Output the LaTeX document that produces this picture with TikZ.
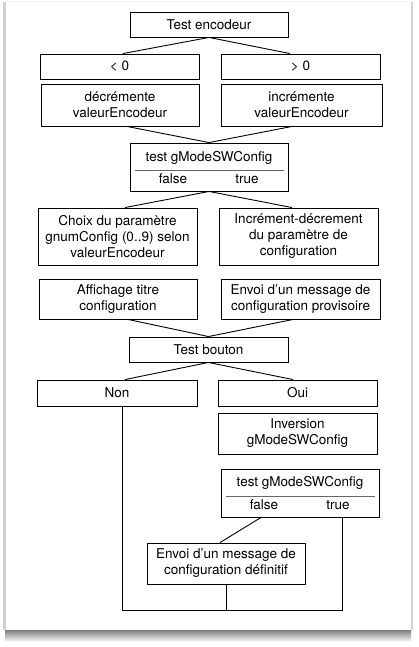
\documentclass[tikz,border=0pt]{standalone}
\usepackage{fontspec}
\setmainfont{TeX Gyre Heros}
\usetikzlibrary{calc}
\begin{document}
\begin{tikzpicture}[x=1pt,y=-1pt,
  box/.style={draw, line width=0.9pt, inner sep=0pt, align=center, font=\fontsize{13.5}{16}\selectfont},
  lbl/.style={inner sep=0pt, font=\fontsize{13.5}{16}\selectfont},
  conn/.style={line width=0.9pt},
  sep/.style={line width=0.9pt, black!60}]
\useasboundingbox (0,0) rectangle (418,647);
% frame
\fill[white] (0,0) rectangle (418,647);
\shade[top color=black!55, bottom color=white] (5,629) rectangle (411,642);
\fill[black!18] (3,2) rectangle (5.5,630);
\fill[black!18] (410.5,2) rectangle (413,630);
\fill[black!5] (5,1) rectangle (411,2.5);
\fill[white] (5.5,2.5) rectangle (410.5,629.5);
% nodes
\node[box, minimum width=158, minimum height=25] (te) at (209,24.5) {Test encodeur};
\node[box, minimum width=159, minimum height=25] (lt) at (119.5,66.5) {< 0};
\node[box, minimum width=159, minimum height=25] (gt) at (300.5,66.5) {> 0};
\node[box, minimum width=158, minimum height=42] (dec) at (120,105) {décrémente\\valeurEncodeur};
\node[box, minimum width=161, minimum height=42] (inc) at (301.5,105) {incrémente\\valeurEncodeur};
\node[box, minimum width=158, minimum height=48] (t1) at (209,167) {};
\node[lbl] (t1title) at ($(t1)+(0,-9)$) {test gModeSWConfig};
\node[lbl] (t1false) at ($(t1)+(-36,12)$) {false};
\node[lbl] (t1true) at ($(t1)+(38,12)$) {true};
\draw[sep] ($(t1.west)+(5,3)$) -- ($(t1.east)+(-4,3)$);
\node[box, minimum width=159, minimum height=57] (choix) at (117.5,236.5) {Choix du paramètre\\gnumConfig (0..9) selon\\valeurEncodeur};
\node[box, minimum width=159, minimum height=57] (incr) at (298.5,236.5) {Incrément-décrement\\du paramètre de\\configuration};
\node[box, minimum width=158, minimum height=40] (aff) at (118,299) {Affichage titre\\configuration};
\node[box, minimum width=159, minimum height=40] (env) at (300.5,299) {Envoi d’un message de\\configuration provisoire};
\node[box, minimum width=159, minimum height=25] (tb) at (208.5,349.5) {Test bouton};
\node[box, minimum width=160, minimum height=26] (non) at (117,393) {Non};
\node[box, minimum width=159, minimum height=26] (oui) at (297.5,393) {Oui};
\node[box, minimum width=159, minimum height=41] (inv) at (297.5,433.5) {Inversion\\gModeSWConfig};
\node[box, minimum width=158, minimum height=48] (t2) at (300,493) {};
\node[lbl] (t2title) at ($(t2)+(0,-10)$) {test gModeSWConfig};
\node[lbl] (t2false) at ($(t2)+(-36,12)$) {false};
\node[lbl] (t2true) at ($(t2)+(38,12)$) {true};
\draw[sep] ($(t2.west)+(5,3)$) -- ($(t2.east)+(-4,3)$);
\node[box, minimum width=158, minimum height=41] (def) at (226,563.5) {Envoi d’un message de\\configuration définitif};
% connectors
\draw[conn] (te.south) -- ($(lt.north)+(3.5,0)$);
\draw[conn] (te.south) -- ($(gt.north)+(-10.5,0)$);
\draw[conn] ($(dec.south)+(7,0)$) -- (t1.north);
\draw[conn] ($(inc.south)+(-9.5,0)$) -- (t1.north);
\draw[conn] (t1.south) -- ($(choix.north)+(7.5,0)$);
\draw[conn] (t1.south) -- ($(incr.north)+(-6.5,0)$);
\draw[conn] ($(aff.south)+(10,0)$) -- (tb.north);
\draw[conn] ($(env.south)+(-7.5,0)$) -- (tb.north);
\draw[conn] (tb.south) -- ($(non.north)+(8,0)$);
\draw[conn] (tb.south) -- ($(oui.north)+(-4.5,0)$);
\draw[conn] ($(t2.south)+(-39,0)$) -- ($(def.north)+(-6,0)$);
\coordinate (bl) at (122,610);
\coordinate (br) at (342,610);
\draw[conn] (non.south -| bl) -- (bl) -- (br) -- (t2.south -| br);
\draw[conn] (def.south) -- (def.south |- bl);
\end{tikzpicture}
\end{document}
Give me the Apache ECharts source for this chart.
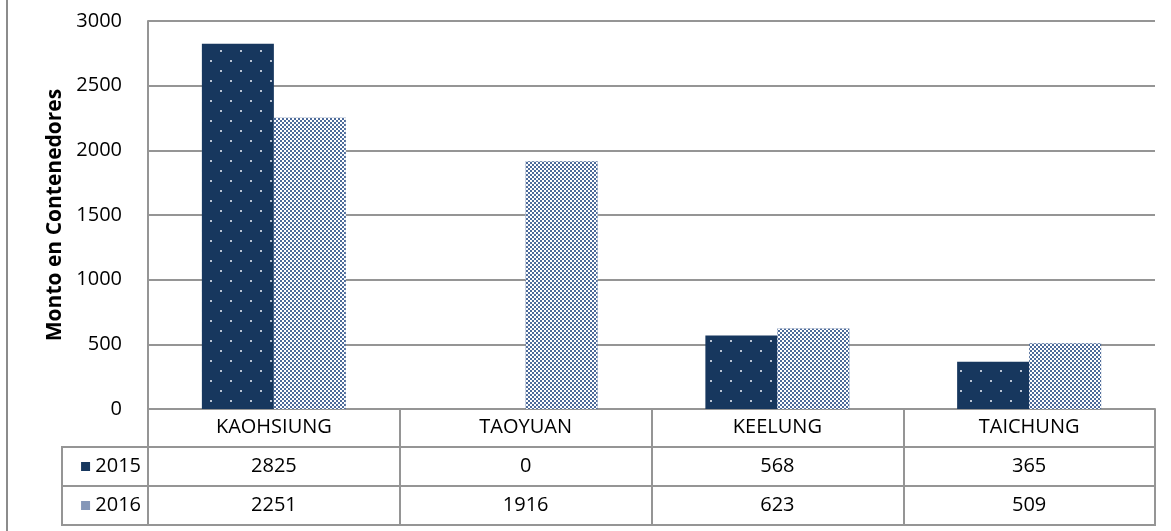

════════

### EXERCISE TASK
Write out again every line above exactly as given; the pictures do not belong in the copy.

### WORKED SOLUTION
Output the LaTeX document that produces this picture with TikZ.
\documentclass[tikz,border=0pt]{standalone}
\usepackage{fontspec}
\setmainfont{TeX Gyre Heros}
\usetikzlibrary{calc}
\begin{document}
\begin{tikzpicture}[x=1pt,y=-1pt,
  box/.style={draw, line width=0.9pt, inner sep=0pt, align=center, font=\fontsize{13.5}{16}\selectfont},
  lbl/.style={inner sep=0pt, font=\fontsize{13.5}{16}\selectfont},
  conn/.style={line width=0.9pt},
  sep/.style={line width=0.9pt, black!60}]
\useasboundingbox (0,0) rectangle (418,647);
% frame
\fill[white] (0,0) rectangle (418,647);
\shade[top color=black!55, bottom color=white] (5,629) rectangle (411,642);
\fill[black!18] (3,2) rectangle (5.5,630);
\fill[black!18] (410.5,2) rectangle (413,630);
\fill[black!5] (5,1) rectangle (411,2.5);
\fill[white] (5.5,2.5) rectangle (410.5,629.5);
% nodes
\node[box, minimum width=158, minimum height=25] (te) at (209,24.5) {Test encodeur};
\node[box, minimum width=159, minimum height=25] (lt) at (119.5,66.5) {< 0};
\node[box, minimum width=159, minimum height=25] (gt) at (300.5,66.5) {> 0};
\node[box, minimum width=158, minimum height=42] (dec) at (120,105) {décrémente\\valeurEncodeur};
\node[box, minimum width=161, minimum height=42] (inc) at (301.5,105) {incrémente\\valeurEncodeur};
\node[box, minimum width=158, minimum height=48] (t1) at (209,167) {};
\node[lbl] (t1title) at ($(t1)+(0,-9)$) {test gModeSWConfig};
\node[lbl] (t1false) at ($(t1)+(-36,12)$) {false};
\node[lbl] (t1true) at ($(t1)+(38,12)$) {true};
\draw[sep] ($(t1.west)+(5,3)$) -- ($(t1.east)+(-4,3)$);
\node[box, minimum width=159, minimum height=57] (choix) at (117.5,236.5) {Choix du paramètre\\gnumConfig (0..9) selon\\valeurEncodeur};
\node[box, minimum width=159, minimum height=57] (incr) at (298.5,236.5) {Incrément-décrement\\du paramètre de\\configuration};
\node[box, minimum width=158, minimum height=40] (aff) at (118,299) {Affichage titre\\configuration};
\node[box, minimum width=159, minimum height=40] (env) at (300.5,299) {Envoi d’un message de\\configuration provisoire};
\node[box, minimum width=159, minimum height=25] (tb) at (208.5,349.5) {Test bouton};
\node[box, minimum width=160, minimum height=26] (non) at (117,393) {Non};
\node[box, minimum width=159, minimum height=26] (oui) at (297.5,393) {Oui};
\node[box, minimum width=159, minimum height=41] (inv) at (297.5,433.5) {Inversion\\gModeSWConfig};
\node[box, minimum width=158, minimum height=48] (t2) at (300,493) {};
\node[lbl] (t2title) at ($(t2)+(0,-10)$) {test gModeSWConfig};
\node[lbl] (t2false) at ($(t2)+(-36,12)$) {false};
\node[lbl] (t2true) at ($(t2)+(38,12)$) {true};
\draw[sep] ($(t2.west)+(5,3)$) -- ($(t2.east)+(-4,3)$);
\node[box, minimum width=158, minimum height=41] (def) at (226,563.5) {Envoi d’un message de\\configuration définitif};
% connectors
\draw[conn] (te.south) -- ($(lt.north)+(3.5,0)$);
\draw[conn] (te.south) -- ($(gt.north)+(-10.5,0)$);
\draw[conn] ($(dec.south)+(7,0)$) -- (t1.north);
\draw[conn] ($(inc.south)+(-9.5,0)$) -- (t1.north);
\draw[conn] (t1.south) -- ($(choix.north)+(7.5,0)$);
\draw[conn] (t1.south) -- ($(incr.north)+(-6.5,0)$);
\draw[conn] ($(aff.south)+(10,0)$) -- (tb.north);
\draw[conn] ($(env.south)+(-7.5,0)$) -- (tb.north);
\draw[conn] (tb.south) -- ($(non.north)+(8,0)$);
\draw[conn] (tb.south) -- ($(oui.north)+(-4.5,0)$);
\draw[conn] ($(t2.south)+(-39,0)$) -- ($(def.north)+(-6,0)$);
\coordinate (bl) at (122,610);
\coordinate (br) at (342,610);
\draw[conn] (non.south -| bl) -- (bl) -- (br) -- (t2.south -| br);
\draw[conn] (def.south) -- (def.south |- bl);
\end{tikzpicture}
\end{document}
Give me the Apache ECharts source for this chart.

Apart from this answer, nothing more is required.